As early as 2005, Metrolink admitted that, “fixed worktables” in Bombardier bi-level coaches “added to injuries” in a Glendale collision that year. Of the eleven deaths in that collision, no one knows how many died because of impact with fixed worktables. In 2005, a Metrolink spokesperson said, "We are not going to start ripping out the old tables tomorrow". In the 2008 Metrolink Chatsworth collision, more than one passenger died as a result of abdominal or thoracic impact with a fixed worktable. Despite death and near dismemberment in Chatsworth, Metrolink never did retrofit those coaches with safer worktables, nor did they cordon them off from passenger use.
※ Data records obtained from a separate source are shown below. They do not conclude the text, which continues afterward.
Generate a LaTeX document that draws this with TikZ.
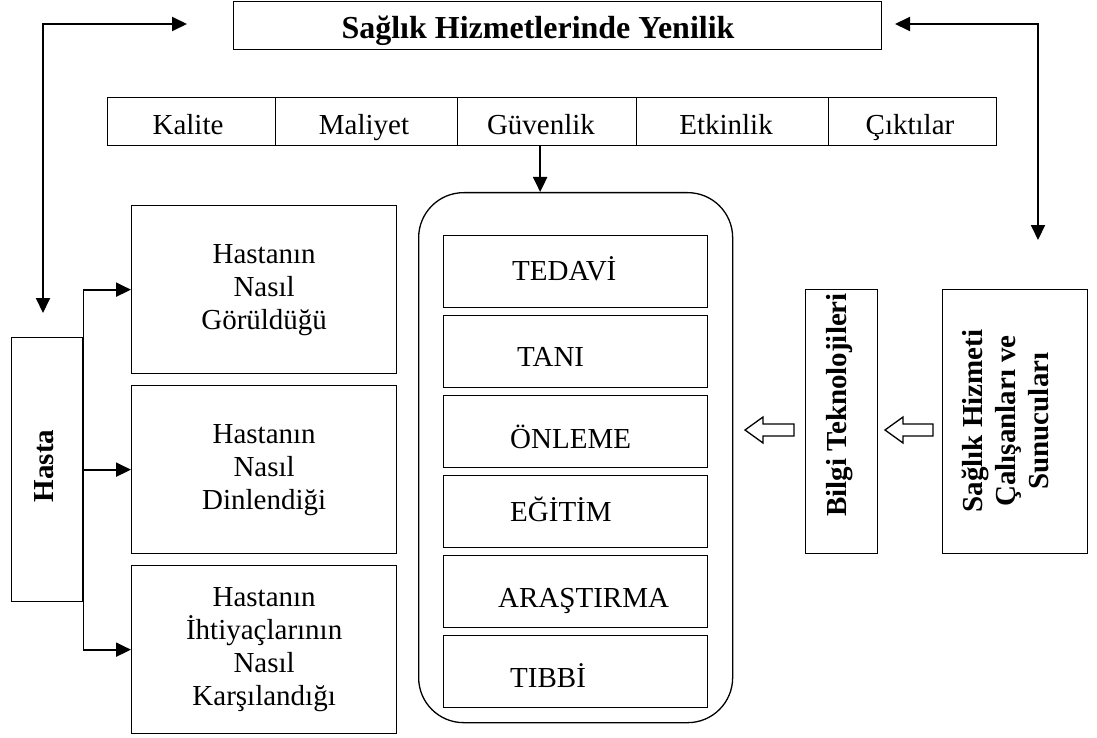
\documentclass[tikz,border=0pt]{standalone}
\usepackage{fontspec}
\setmainfont{Liberation Serif}
\usetikzlibrary{arrows.meta}
\newcommand\fsz{\fontsize{29}{33}\selectfont}
\begin{document}
\begin{tikzpicture}[x=1pt,y=-1pt,
  every node/.style={font=\fsz},
  box/.style={draw, line width=1.3pt, inner sep=0pt, anchor=north west},
  arr/.style={line width=2pt, -{Triangle[length=15pt,width=14pt]}},
  dblarr/.style={line width=2pt, {Triangle[length=15pt,width=14pt]}-{Triangle[length=15pt,width=14pt]}},
  hollow/.style={draw, line width=1.3pt, fill=white, line join=miter},
  lbl/.style={inner sep=0pt, anchor=base},
  lblw/.style={inner sep=0pt, anchor=base west}]
\useasboundingbox (0,0) rectangle (1097,738);

% title
\node[box, minimum width=648pt, minimum height=48pt] (title) at (233,1) {};
\node[lbl, font=\fontsize{32}{36}\selectfont\bfseries] at (538,39) {Sağlık Hizmetlerinde Yenilik};

% table row
\node[box, minimum width=168pt, minimum height=48pt] (kal) at (107,97) {};
\node[box, minimum width=182pt, minimum height=48pt] (mal) at (275,97) {};
\node[box, minimum width=179pt, minimum height=48pt] (guv) at (457,97) {};
\node[box, minimum width=192pt, minimum height=48pt] (etk) at (636,97) {};
\node[box, minimum width=168pt, minimum height=48pt] (cik) at (828,97) {};
\node[lbl] at (188,135) {Kalite};
\node[lbl] at (364,135) {Maliyet};
\node[lbl] at (541,135) {Güvenlik};
\node[lbl] at (726,135) {Etkinlik};
\node[lbl] at (910,135) {Çıktılar};

% central rounded box
\node[box, rounded corners=45pt, minimum width=314pt, minimum height=530pt] (ring) at (418,192) {};
\node[box, minimum width=264pt, minimum height=72pt] (t1) at (443,235) {};
\node[box, minimum width=264pt, minimum height=72pt] (t2) at (443,315) {};
\node[box, minimum width=264pt, minimum height=72pt] (t3) at (443,395) {};
\node[box, minimum width=264pt, minimum height=72pt] (t4) at (443,475) {};
\node[box, minimum width=264pt, minimum height=72pt] (t5) at (443,555) {};
\node[box, minimum width=264pt, minimum height=72pt] (t6) at (443,635) {};
\node[lblw] at (512,280) {TEDAVİ};
\node[lblw] at (517,366) {TANI};
\node[lblw] at (510,448) {ÖNLEME};
\node[lblw] at (510,521) {EĞİTİM};
\node[lblw] at (498,607) {ARAŞTIRMA};
\node[lblw] at (510,687) {TIBBİ};

% left side
\node[box, minimum width=71pt, minimum height=264pt] (hasta) at (11,337) {};
\node[rotate=90, inner sep=0pt, font=\fsz\bfseries] at (44,466) {Hasta};
\node[box, minimum width=265pt, minimum height=168pt, align=center] (g1) at (131,205) {Hastanın\\Nasıl\\Görüldüğü};
\node[box, minimum width=265pt, minimum height=168pt, align=center] (g2) at (131,385) {Hastanın\\Nasıl\\Dinlendiği};
\node[box, minimum width=265pt, minimum height=168pt, align=center] (g3) at (131,565) {Hastanın\\İhtiyaçlarının\\Nasıl\\Karşılandığı};

% right side
\node[box, minimum width=72pt, minimum height=264pt] (bilgi) at (805,289) {};
\node[rotate=90, inner sep=0pt, font=\fsz\bfseries] at (840,405) {Bilgi Teknolojileri};
\node[box, minimum width=145pt, minimum height=264pt] (sag) at (942,289) {};
\node[rotate=90, inner sep=0pt, align=center, font=\fontsize{29}{33}\selectfont\bfseries] at (1005,421) {Sağlık Hizmeti\\Çalışanları ve\\Sunucuları};

% connectors
\coordinate (lt) at (187,24);
\coordinate (lb) at (43,313);
\coordinate (rt) at (895,24);
\coordinate (rb) at (1038,240);
\draw[dblarr] (lb) |- (lt);
\draw[dblarr] (rb) |- (rt);
\draw[arr] ([xshift=-7pt]guv.south) -- ([xshift=-7pt]guv.south |- ring.north);

\draw[line width=1.3pt] (hasta.north east |- g1.west) -- (hasta.north east |- g3.west);
\draw[arr] (hasta.north east |- g1.west) -- (g1.west);
\draw[arr] (hasta.north east |- g2.west) -- (g2.west);
\draw[arr] (hasta.north east |- g3.west) -- (g3.west);

% hollow arrows
\draw[hollow] (745,430) -- (763,417) -- (763,424) -- (794,424) -- (794,436) -- (763,436) -- (763,443) -- cycle;
\draw[hollow] (885,430) -- (903,417) -- (903,424) -- (933,424) -- (933,436) -- (903,436) -- (903,443) -- cycle;
\end{tikzpicture}
\end{document}
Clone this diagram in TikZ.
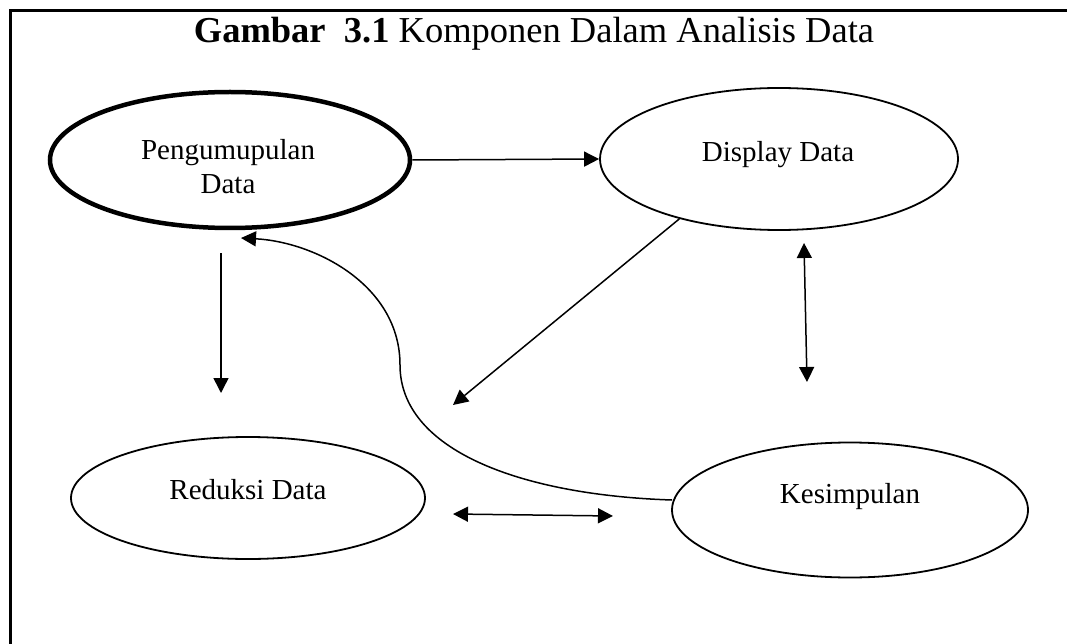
\documentclass[tikz,border=0pt]{standalone}
\usepackage{fontspec}
\setmainfont{Liberation Serif}
\usetikzlibrary{shapes.geometric,arrows.meta}
\tikzset{
  oval/.style={draw,ellipse,line width=1.8pt,inner sep=0pt},
  boldoval/.style={draw,ellipse,line width=4.5pt,inner sep=0pt},
  lbl/.style={inner sep=0pt,font=\fontsize{29}{34}\selectfont,align=center},
  conn/.style={line width=1.5pt,-{Triangle[length=15pt,width=15pt]}},
  dconn/.style={line width=1.5pt,{Triangle[length=15pt,width=15pt]}-{Triangle[length=15pt,width=15pt]}},
}
\begin{document}
\begin{tikzpicture}[x=1pt,y=-1pt]
\useasboundingbox (0,0) rectangle (1067,644);
% frame
\draw[line width=3pt] (10,644) -- (10,11) -- (1067,11);
% title
\node[inner sep=0pt,font=\fontsize{36.5}{40}\selectfont] (title) at (534,34) {\textbf{Gambar\ \ 3.1} Komponen Dalam Analisis Data};
% ellipses
\node[boldoval,minimum width=360pt,minimum height=136pt] (p) at (230,160) {};
\node[oval,minimum width=358pt,minimum height=142pt] (d) at (779,159) {};
\node[oval,minimum width=354pt,minimum height=122pt] (r) at (248,498) {};
\node[oval,minimum width=356pt,minimum height=135pt] (k) at (850,510) {};
% labels
\node[lbl] (pt) at (228,167) {Pengumupulan\\Data};
\node[lbl] (dt) at (778,155) {Display Data};
\node[lbl] (rt) at (248,490) {Reduksi Data};
\node[lbl] (kt) at (850,497) {Kesimpulan};
% free ends
\coordinate (dtip) at (453,405);
\coordinate (ptip) at (241,238);
\coordinate (downs) at (221,253);
\coordinate (downe) at (221,393);
\coordinate (vs) at (804,243);
\coordinate (ve) at (807,382);
\coordinate (hs) at (453,514);
\coordinate (he) at (613,516);
\coordinate (kw) at (672,500);
% connectors
\draw[conn] (p.east) -- (d.west);
\draw[conn] (downs) -- (downe);
\draw[conn] (d.211) -- (dtip);
\draw[dconn] (vs) -- (ve);
\draw[dconn] (hs) -- (he);
\draw[conn] (kw) .. controls (520,495) and (400,450) .. (400,365)
  .. controls (400,285) and (315,242) .. (ptip);
\end{tikzpicture}
\end{document}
Undated photo of an obsolete Bombardier bi-level coach similar to those still included in the active Metrolink fleet - Click for larger image (http://jamesmcgillis.com)The 2013 purchase of 137 new Hyundai-Rotem coaches with padded, frangible tables was supposed to solve the “killer table” problem that Metrolink had previously swept under the rug. Despite their average of over one million miles traveled, Metrolink did not retire all of their obsolete Bombardier bi-level coaches. Instead, in many of their current trains, Metrolink intersperses Bombardier coaches with incompatible Hyundai-Rotem coaches. The Hyundai-Rotem coaches employ crash energy management (CEM) technology, while the Bombardier coaches are inelastic and prone to decoupling in a collision.

Family photo of Senior Metrolink Engineer Glenn Steele, who lost his life when an obsolete Bombardier coach decoupled from the cab-car in which he rode out a collision in Oxnard, February 2015 - Click for larger image (http://jamesmcgillis.com)The National Transportation Safety Board has not yet published its final report regarding the February 2015 Oxnard Metrolink collision, which took the life of Metrolink engineer Glenn Steele, and injured twenty-eight. When it does, it is likely to find that the obsolete Bombardier bi-level coach riding in the second position was a major contributing factor to the decoupling and derailment of all five cars in that train.

If Metrolink replaced “substantially all” of its obsolete Bombardier bi-level coaches, why was Metrolink passenger Marc Gerstel riding across the Oxnard Plain in that ill-fated Metrolink train? In the Oxnard Metrolink collision, why was he tumbled against several “killer worktables” in a coach that should have been retired years ago? Apparently, in Metrolink-speak, “substantially all” is not the same as “all”. It is time for Metrolink to go public on this issue and scrap all Bombardier bi-level coaches still remaining in their operating fleet.

Metrolink sold eleven obsolete and dangerous Bombardier bi-level coaches to Caltrain, in Northern California, where they operate without benefit of a cab-car to cushion impact in a collision - Click for larger image (http://jamesmcgillis.com)In early 2014, Metrolink quietly began selling off their excess fleet of Bombardier bi-level coaches with “killer worktables” still installed. If Metrolink-surplus Bombardier bi-level coaches should experience a collision, unsuspecting Caltrain passengers heading to or from Silicon City (San Francisco) may soon subject themselves to severed bodies. Did Metrolink disclose the unsafe worktables to Caltrain prior to purchase or did both agencies ignore their fiduciary and legal responsibilities?

In 2012, Metrolink considered Bombardier bi-level coaches with more than one million miles of service to be functionally obsolete. If those coaches were obsolete in Southern California, why are they acceptable for service in Northern California? As P.T Barnum said, "There's a sucker born every minute".